Sr. Marilyn Jean Runkel, O.P., says the school has promised the community a strategic plan and the school will continue to persevere as a self-supporting school, despite financial hardship in previous years. She says the school is putting financial woes behind it and is here to stay. The school’s monthly tuition is $73.50.
Cathedral School and Parish, a pre-kindergarten-through-eighth-grade school, which is parish-affiliated, also strives to make tuition more affordable for its students.
Casey Wichmann, development director principal at Cathedral School and Parish, says the school receives budgetary money from its parishioners, tuition and fees, as well as from annual grants. Through financial aid and other assistance programs, average monthly fees per student are $240. She says the tuition rates have remained low and have changed insignificantly in the last five years.
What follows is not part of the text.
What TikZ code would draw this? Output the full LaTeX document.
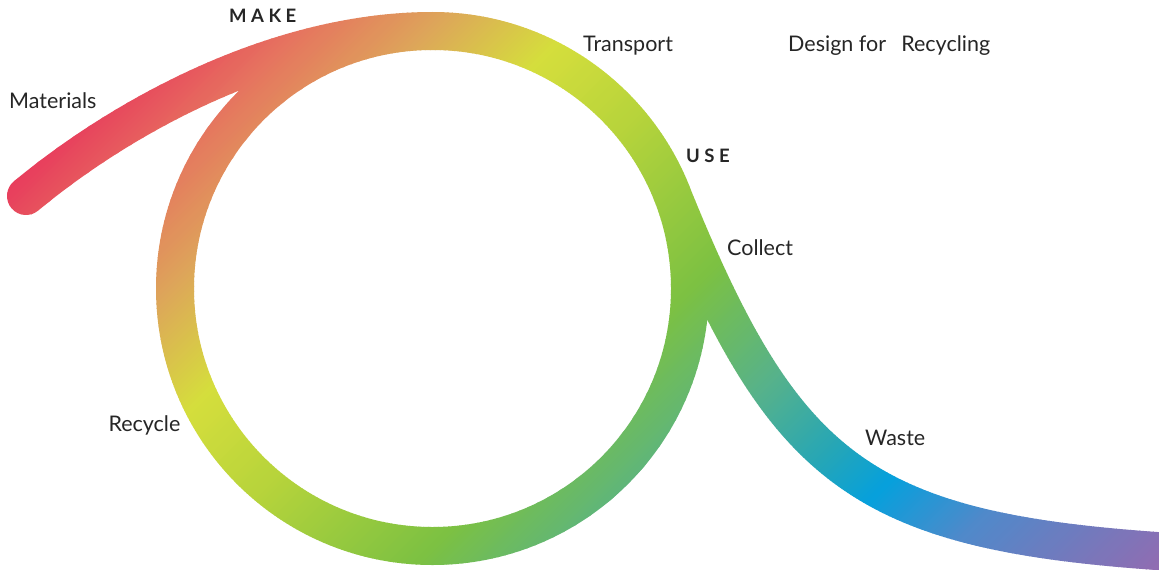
\documentclass[tikz,border=0pt]{standalone}
\usepackage{fontspec}
\setmainfont{Lato}
\definecolor{g0}{HTML}{E8345C}
\definecolor{g1}{HTML}{E6745F}
\definecolor{g2}{HTML}{DDA65A}
\definecolor{g3}{HTML}{D5DE3C}
\definecolor{g4}{HTML}{B5D33B}
\definecolor{g5}{HTML}{7CC142}
\definecolor{g6}{HTML}{57B28A}
\definecolor{g7}{HTML}{26A6B6}
\definecolor{g8}{HTML}{06A0DC}
\definecolor{g9}{HTML}{5089CA}
\definecolor{g10}{HTML}{9A68AE}
\definecolor{txt}{HTML}{262626}
\tikzset{
  looppath/.style={insert path={
    (432.5,288.5) circle[radius=257.5]
    (26,196) .. controls (120,118) and (275,31) .. (432.5,31)
    (671.2,192.0) .. controls (783.5,470) and (860,531) .. (1164,551.5)}},
  band/.style={line width=38pt, line cap=round},
  lbl/.style={inner sep=0pt, anchor=base west, text=txt, font=\fontsize{21.5}{24}\selectfont},
  blbl/.style={inner sep=0pt, anchor=base west, text=txt, font=\fontsize{18.5}{22}\selectfont\bfseries}
}
\begin{document}
\begin{tikzpicture}[x=1pt,y=-1pt]
\useasboundingbox (0,0) rectangle (1159,570);
\fill[white] (0,0) rectangle (1159,570);
\foreach \sa/\sb/\ca/\cb in {175/330/g0/g1, 330/460/g1/g2, 460/600/g2/g3, 600/760/g3/g4, 760/980/g4/g5, 980/1150/g5/g6, 1150/1280/g6/g7, 1280/1370/g7/g8, 1370/1500/g8/g9, 1500/1760/g9/g10}{
  \pgfmathtruncatemacro\nn{round((\sb-\sa)/5)}
  \foreach \i in {1,...,\nn}{
    \pgfmathsetmacro\lo{\sa+(\i-1)*(\sb-\sa)/\nn}
    \pgfmathsetmacro\hi{\sa+\i*(\sb-\sa)/\nn+0.9}
    \pgfmathtruncatemacro\pc{round(100*(1-(\i-0.5)/\nn))}
    \colorlet{bandc}{\ca!\pc!\cb}
    \begin{scope}
      \clip ({\lo+300},-300) -- ({\lo-900},900) -- ({\hi-900},900) -- ({\hi+300},-300) -- cycle;
      \draw[band, draw=bandc, looppath];
    \end{scope}
  }
}
\node[lbl] (materials) at (9,108.3) {Materials};
\node[blbl] (make) at (229,22.5) {M\kern4.5pt A\kern4.5pt K\kern4.5pt E};
\node[lbl] (transport) at (583,51.7) {Transport};
\node[lbl] (design) at (788,51.7) {Design for\hspace{0.45em} Recycling};
\node[blbl] (use) at (686,162) {U\kern4.5pt S\kern4.5pt E};
\node[lbl] (collect) at (727,255) {Collect};
\node[lbl] (waste) at (865,445) {Waste};
\node[lbl] (recycle) at (108.3,431.7) {Recycle};
\end{tikzpicture}
\end{document}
Rita Fuchs, principal at Cathedral School, says she is excited to see St. Patrick Catholic School has a new full-time principal.
“She sounds like a very strong principal who will help guide that school as a mission school,” Fuchs says.
Gary Sullivan, who served as interim president the last two years at the St. Patrick Catholic School, will serve in the administration on a part-time basis, as he has an invaluable connection to the community, which is important to the school, Runkel says.
“When you get connected to this place, you get connected. And it really gets into your heart,” Runkel says.
Marsaglia says she plans to take her passion as an educator into her leadership role, allowing for personal attention from the instructor in the classroom, by maintaining the size of each class to a maximum of 15 students.
She is also completing her training through the Children’s Dyslexia Center of Springfield to work with students struggling to learn to read.
“It’s my ultimate goal to make students excited about education. And I always feel like that’s the most important thing, that education is going to take them places in this world,” she says.
[CORRECTION: The original version of this story said Cathedral School and Parish was a pre-kindergarten-through-fifth grade school, but the school is a pre-kindergarten-through-eighth grade school.]